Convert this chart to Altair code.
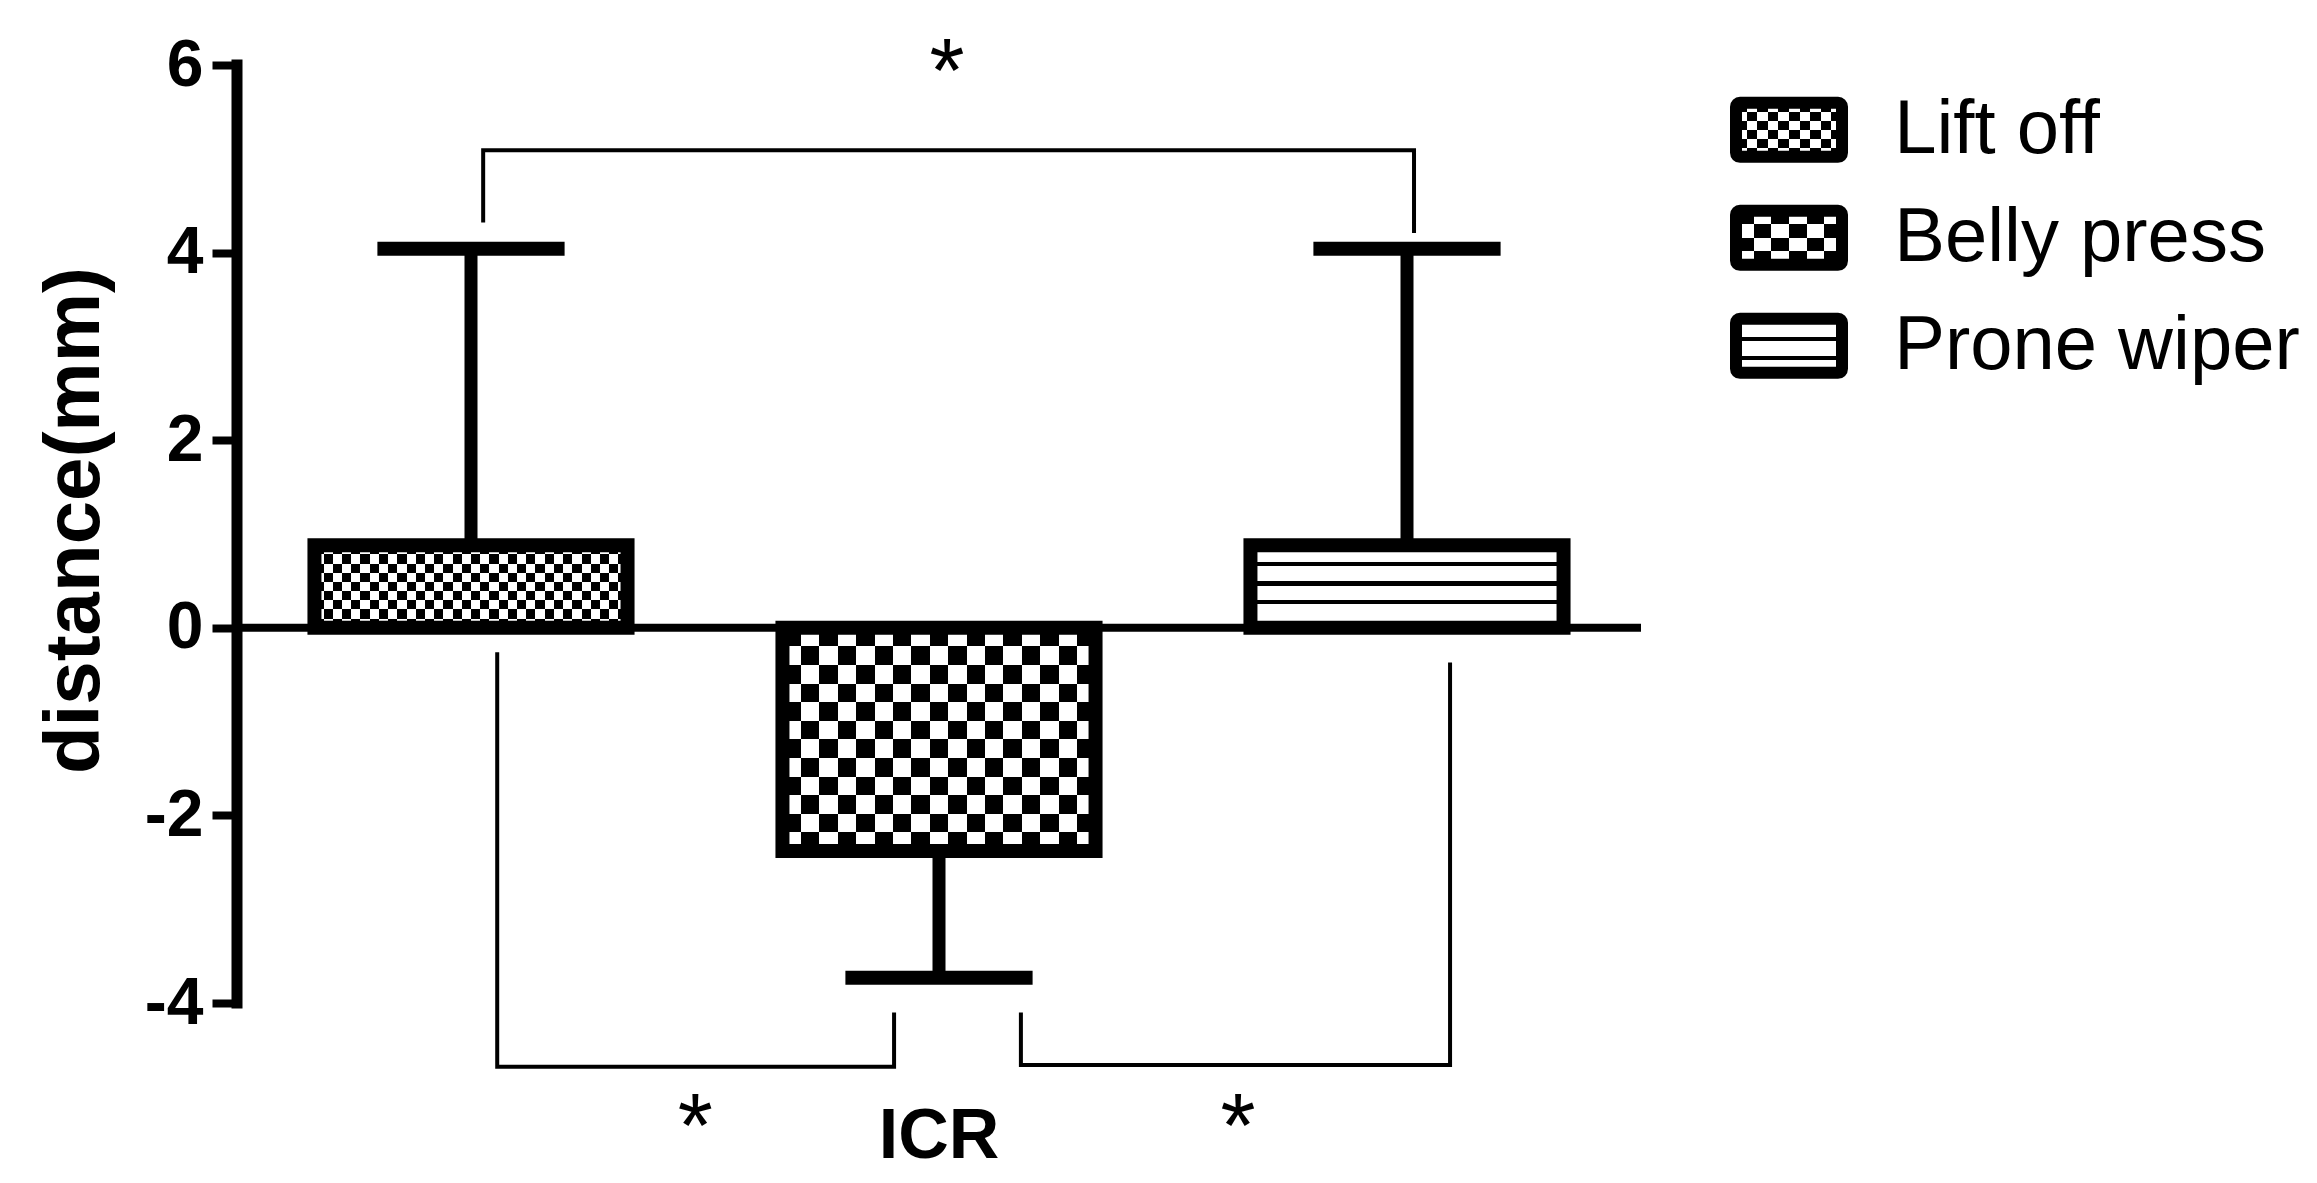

--

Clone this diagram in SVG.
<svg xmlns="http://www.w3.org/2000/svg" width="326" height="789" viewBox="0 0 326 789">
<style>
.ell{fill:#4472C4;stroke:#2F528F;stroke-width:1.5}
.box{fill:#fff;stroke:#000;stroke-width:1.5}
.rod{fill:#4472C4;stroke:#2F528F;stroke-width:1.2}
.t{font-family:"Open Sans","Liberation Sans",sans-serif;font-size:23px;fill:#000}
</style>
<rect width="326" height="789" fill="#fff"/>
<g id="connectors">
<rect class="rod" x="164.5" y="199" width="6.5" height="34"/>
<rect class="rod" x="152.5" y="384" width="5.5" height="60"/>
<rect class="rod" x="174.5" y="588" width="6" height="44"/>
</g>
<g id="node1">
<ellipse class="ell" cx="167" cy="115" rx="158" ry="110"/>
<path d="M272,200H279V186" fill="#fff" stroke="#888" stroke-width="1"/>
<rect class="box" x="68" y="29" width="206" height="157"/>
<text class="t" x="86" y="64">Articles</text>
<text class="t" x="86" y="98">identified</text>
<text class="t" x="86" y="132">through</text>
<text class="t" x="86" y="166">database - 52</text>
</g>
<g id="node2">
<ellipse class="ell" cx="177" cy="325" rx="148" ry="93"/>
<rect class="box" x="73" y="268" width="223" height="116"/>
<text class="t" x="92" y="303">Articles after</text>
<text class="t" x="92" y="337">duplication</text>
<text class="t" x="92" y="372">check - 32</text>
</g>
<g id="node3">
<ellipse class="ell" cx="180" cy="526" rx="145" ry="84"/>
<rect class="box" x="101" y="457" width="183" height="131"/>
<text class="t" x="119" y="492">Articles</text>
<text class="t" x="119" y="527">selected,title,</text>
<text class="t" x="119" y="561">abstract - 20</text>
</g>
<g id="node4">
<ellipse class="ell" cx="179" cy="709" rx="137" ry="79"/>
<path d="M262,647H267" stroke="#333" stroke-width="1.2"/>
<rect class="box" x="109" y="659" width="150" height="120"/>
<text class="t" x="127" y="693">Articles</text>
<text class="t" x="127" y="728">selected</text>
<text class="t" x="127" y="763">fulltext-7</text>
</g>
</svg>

-- THE TASK --
Gather up every line in the data above that contains the word "this", copying each one.

-- PROBLEM SOLUTION --
Convert this chart to Altair code.
Clone this diagram in SVG.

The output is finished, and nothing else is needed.